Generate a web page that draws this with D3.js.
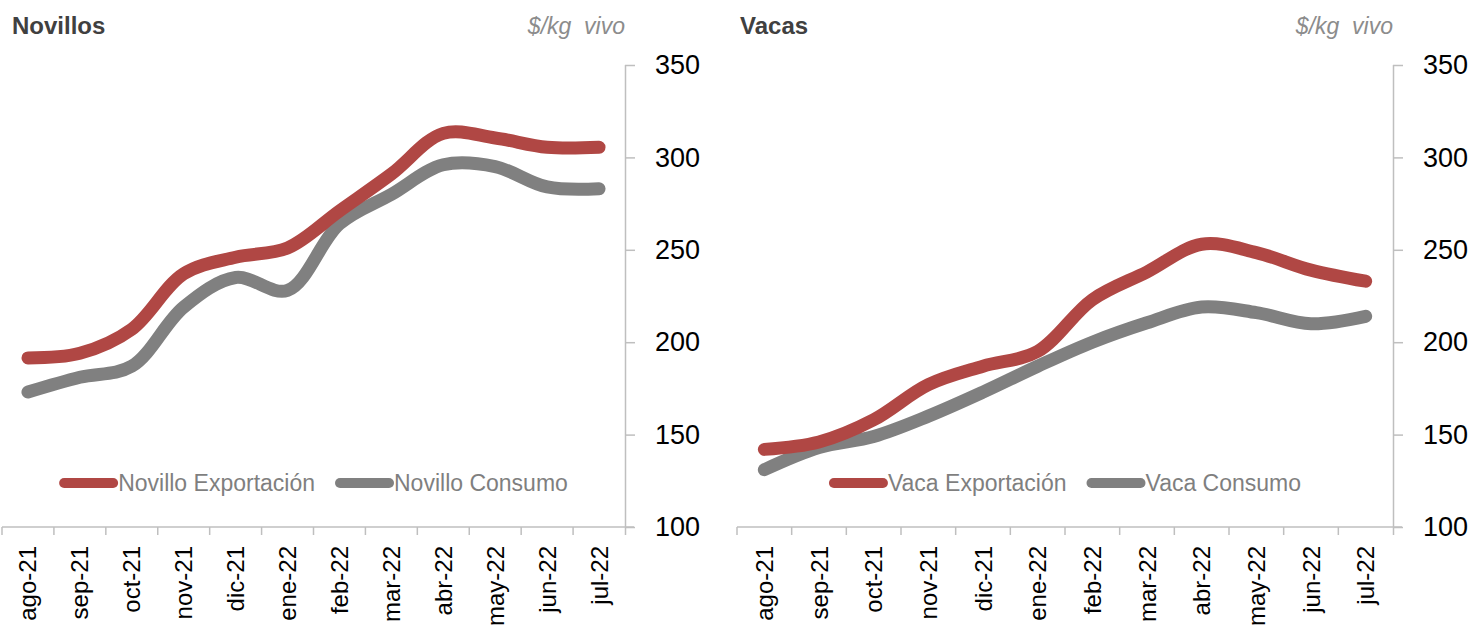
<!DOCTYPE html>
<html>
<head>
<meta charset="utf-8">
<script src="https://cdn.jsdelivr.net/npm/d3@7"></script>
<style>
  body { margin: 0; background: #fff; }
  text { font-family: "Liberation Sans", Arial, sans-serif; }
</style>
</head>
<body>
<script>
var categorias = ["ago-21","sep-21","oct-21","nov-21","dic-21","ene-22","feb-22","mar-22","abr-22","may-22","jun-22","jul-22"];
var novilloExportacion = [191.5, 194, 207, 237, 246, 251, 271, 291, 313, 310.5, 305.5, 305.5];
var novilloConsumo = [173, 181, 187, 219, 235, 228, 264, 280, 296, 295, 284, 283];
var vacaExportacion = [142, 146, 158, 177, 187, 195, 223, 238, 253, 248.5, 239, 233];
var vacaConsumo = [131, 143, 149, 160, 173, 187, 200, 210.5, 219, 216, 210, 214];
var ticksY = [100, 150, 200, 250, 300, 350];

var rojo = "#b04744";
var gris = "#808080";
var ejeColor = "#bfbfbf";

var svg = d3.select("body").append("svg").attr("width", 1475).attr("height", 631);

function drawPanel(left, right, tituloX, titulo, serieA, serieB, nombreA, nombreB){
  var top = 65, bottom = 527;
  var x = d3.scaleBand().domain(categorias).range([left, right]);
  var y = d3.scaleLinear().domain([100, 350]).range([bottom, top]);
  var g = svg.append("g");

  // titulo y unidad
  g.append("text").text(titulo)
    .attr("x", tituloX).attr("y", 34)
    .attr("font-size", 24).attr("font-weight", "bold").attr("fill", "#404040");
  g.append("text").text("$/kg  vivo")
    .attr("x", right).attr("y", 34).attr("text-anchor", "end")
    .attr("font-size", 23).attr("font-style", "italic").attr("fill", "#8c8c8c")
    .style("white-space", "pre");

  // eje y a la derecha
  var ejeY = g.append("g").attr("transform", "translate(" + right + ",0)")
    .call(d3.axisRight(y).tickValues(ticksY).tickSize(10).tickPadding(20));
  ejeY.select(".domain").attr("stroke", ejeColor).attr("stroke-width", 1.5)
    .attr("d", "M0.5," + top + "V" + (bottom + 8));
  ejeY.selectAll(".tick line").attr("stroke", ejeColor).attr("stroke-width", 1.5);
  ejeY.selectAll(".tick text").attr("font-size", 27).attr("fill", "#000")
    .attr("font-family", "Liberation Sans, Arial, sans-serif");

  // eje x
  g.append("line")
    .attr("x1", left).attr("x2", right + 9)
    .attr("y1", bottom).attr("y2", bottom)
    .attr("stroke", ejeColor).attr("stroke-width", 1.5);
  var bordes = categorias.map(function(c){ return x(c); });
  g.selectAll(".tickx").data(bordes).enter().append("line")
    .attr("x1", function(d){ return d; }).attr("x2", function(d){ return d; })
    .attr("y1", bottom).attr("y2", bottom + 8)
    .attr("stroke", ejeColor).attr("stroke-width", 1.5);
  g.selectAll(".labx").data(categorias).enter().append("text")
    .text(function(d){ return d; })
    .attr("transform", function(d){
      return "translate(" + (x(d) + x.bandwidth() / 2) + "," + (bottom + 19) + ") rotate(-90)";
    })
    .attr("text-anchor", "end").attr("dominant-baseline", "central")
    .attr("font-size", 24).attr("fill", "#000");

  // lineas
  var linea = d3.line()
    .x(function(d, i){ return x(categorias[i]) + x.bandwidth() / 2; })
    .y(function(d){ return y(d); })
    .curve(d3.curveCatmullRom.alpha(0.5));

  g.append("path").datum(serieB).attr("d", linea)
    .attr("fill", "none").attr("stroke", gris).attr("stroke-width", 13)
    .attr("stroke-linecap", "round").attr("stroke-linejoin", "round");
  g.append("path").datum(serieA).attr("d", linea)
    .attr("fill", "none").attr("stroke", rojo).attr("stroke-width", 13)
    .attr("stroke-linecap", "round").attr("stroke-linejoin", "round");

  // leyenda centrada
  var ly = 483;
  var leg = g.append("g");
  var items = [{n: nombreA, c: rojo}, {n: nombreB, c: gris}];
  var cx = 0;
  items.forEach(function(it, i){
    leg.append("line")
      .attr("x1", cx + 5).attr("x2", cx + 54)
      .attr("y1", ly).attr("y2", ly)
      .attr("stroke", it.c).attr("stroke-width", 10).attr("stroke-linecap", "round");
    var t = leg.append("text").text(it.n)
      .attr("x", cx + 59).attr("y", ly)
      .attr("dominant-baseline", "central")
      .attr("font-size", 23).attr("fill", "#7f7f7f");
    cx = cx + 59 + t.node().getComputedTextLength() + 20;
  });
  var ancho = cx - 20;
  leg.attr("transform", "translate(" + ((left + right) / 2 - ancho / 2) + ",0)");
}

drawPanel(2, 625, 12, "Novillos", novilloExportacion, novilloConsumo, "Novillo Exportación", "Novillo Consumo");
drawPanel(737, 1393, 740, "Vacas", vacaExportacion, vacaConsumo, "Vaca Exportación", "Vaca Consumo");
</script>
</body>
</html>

» The request
Reproduce every line above as written, skipping pictures.

» Response to the task
Generate a web page that draws this with D3.js.
<!DOCTYPE html>
<html>
<head>
<meta charset="utf-8">
<script src="https://cdn.jsdelivr.net/npm/d3@7"></script>
<style>
  body { margin: 0; background: #fff; }
  text { font-family: "Liberation Sans", Arial, sans-serif; }
</style>
</head>
<body>
<script>
var categorias = ["ago-21","sep-21","oct-21","nov-21","dic-21","ene-22","feb-22","mar-22","abr-22","may-22","jun-22","jul-22"];
var novilloExportacion = [191.5, 194, 207, 237, 246, 251, 271, 291, 313, 310.5, 305.5, 305.5];
var novilloConsumo = [173, 181, 187, 219, 235, 228, 264, 280, 296, 295, 284, 283];
var vacaExportacion = [142, 146, 158, 177, 187, 195, 223, 238, 253, 248.5, 239, 233];
var vacaConsumo = [131, 143, 149, 160, 173, 187, 200, 210.5, 219, 216, 210, 214];
var ticksY = [100, 150, 200, 250, 300, 350];

var rojo = "#b04744";
var gris = "#808080";
var ejeColor = "#bfbfbf";

var svg = d3.select("body").append("svg").attr("width", 1475).attr("height", 631);

function drawPanel(left, right, tituloX, titulo, serieA, serieB, nombreA, nombreB){
  var top = 65, bottom = 527;
  var x = d3.scaleBand().domain(categorias).range([left, right]);
  var y = d3.scaleLinear().domain([100, 350]).range([bottom, top]);
  var g = svg.append("g");

  // titulo y unidad
  g.append("text").text(titulo)
    .attr("x", tituloX).attr("y", 34)
    .attr("font-size", 24).attr("font-weight", "bold").attr("fill", "#404040");
  g.append("text").text("$/kg  vivo")
    .attr("x", right).attr("y", 34).attr("text-anchor", "end")
    .attr("font-size", 23).attr("font-style", "italic").attr("fill", "#8c8c8c")
    .style("white-space", "pre");

  // eje y a la derecha
  var ejeY = g.append("g").attr("transform", "translate(" + right + ",0)")
    .call(d3.axisRight(y).tickValues(ticksY).tickSize(10).tickPadding(20));
  ejeY.select(".domain").attr("stroke", ejeColor).attr("stroke-width", 1.5)
    .attr("d", "M0.5," + top + "V" + (bottom + 8));
  ejeY.selectAll(".tick line").attr("stroke", ejeColor).attr("stroke-width", 1.5);
  ejeY.selectAll(".tick text").attr("font-size", 27).attr("fill", "#000")
    .attr("font-family", "Liberation Sans, Arial, sans-serif");

  // eje x
  g.append("line")
    .attr("x1", left).attr("x2", right + 9)
    .attr("y1", bottom).attr("y2", bottom)
    .attr("stroke", ejeColor).attr("stroke-width", 1.5);
  var bordes = categorias.map(function(c){ return x(c); });
  g.selectAll(".tickx").data(bordes).enter().append("line")
    .attr("x1", function(d){ return d; }).attr("x2", function(d){ return d; })
    .attr("y1", bottom).attr("y2", bottom + 8)
    .attr("stroke", ejeColor).attr("stroke-width", 1.5);
  g.selectAll(".labx").data(categorias).enter().append("text")
    .text(function(d){ return d; })
    .attr("transform", function(d){
      return "translate(" + (x(d) + x.bandwidth() / 2) + "," + (bottom + 19) + ") rotate(-90)";
    })
    .attr("text-anchor", "end").attr("dominant-baseline", "central")
    .attr("font-size", 24).attr("fill", "#000");

  // lineas
  var linea = d3.line()
    .x(function(d, i){ return x(categorias[i]) + x.bandwidth() / 2; })
    .y(function(d){ return y(d); })
    .curve(d3.curveCatmullRom.alpha(0.5));

  g.append("path").datum(serieB).attr("d", linea)
    .attr("fill", "none").attr("stroke", gris).attr("stroke-width", 13)
    .attr("stroke-linecap", "round").attr("stroke-linejoin", "round");
  g.append("path").datum(serieA).attr("d", linea)
    .attr("fill", "none").attr("stroke", rojo).attr("stroke-width", 13)
    .attr("stroke-linecap", "round").attr("stroke-linejoin", "round");

  // leyenda centrada
  var ly = 483;
  var leg = g.append("g");
  var items = [{n: nombreA, c: rojo}, {n: nombreB, c: gris}];
  var cx = 0;
  items.forEach(function(it, i){
    leg.append("line")
      .attr("x1", cx + 5).attr("x2", cx + 54)
      .attr("y1", ly).attr("y2", ly)
      .attr("stroke", it.c).attr("stroke-width", 10).attr("stroke-linecap", "round");
    var t = leg.append("text").text(it.n)
      .attr("x", cx + 59).attr("y", ly)
      .attr("dominant-baseline", "central")
      .attr("font-size", 23).attr("fill", "#7f7f7f");
    cx = cx + 59 + t.node().getComputedTextLength() + 20;
  });
  var ancho = cx - 20;
  leg.attr("transform", "translate(" + ((left + right) / 2 - ancho / 2) + ",0)");
}

drawPanel(2, 625, 12, "Novillos", novilloExportacion, novilloConsumo, "Novillo Exportación", "Novillo Consumo");
drawPanel(737, 1393, 740, "Vacas", vacaExportacion, vacaConsumo, "Vaca Exportación", "Vaca Consumo");
</script>
</body>
</html>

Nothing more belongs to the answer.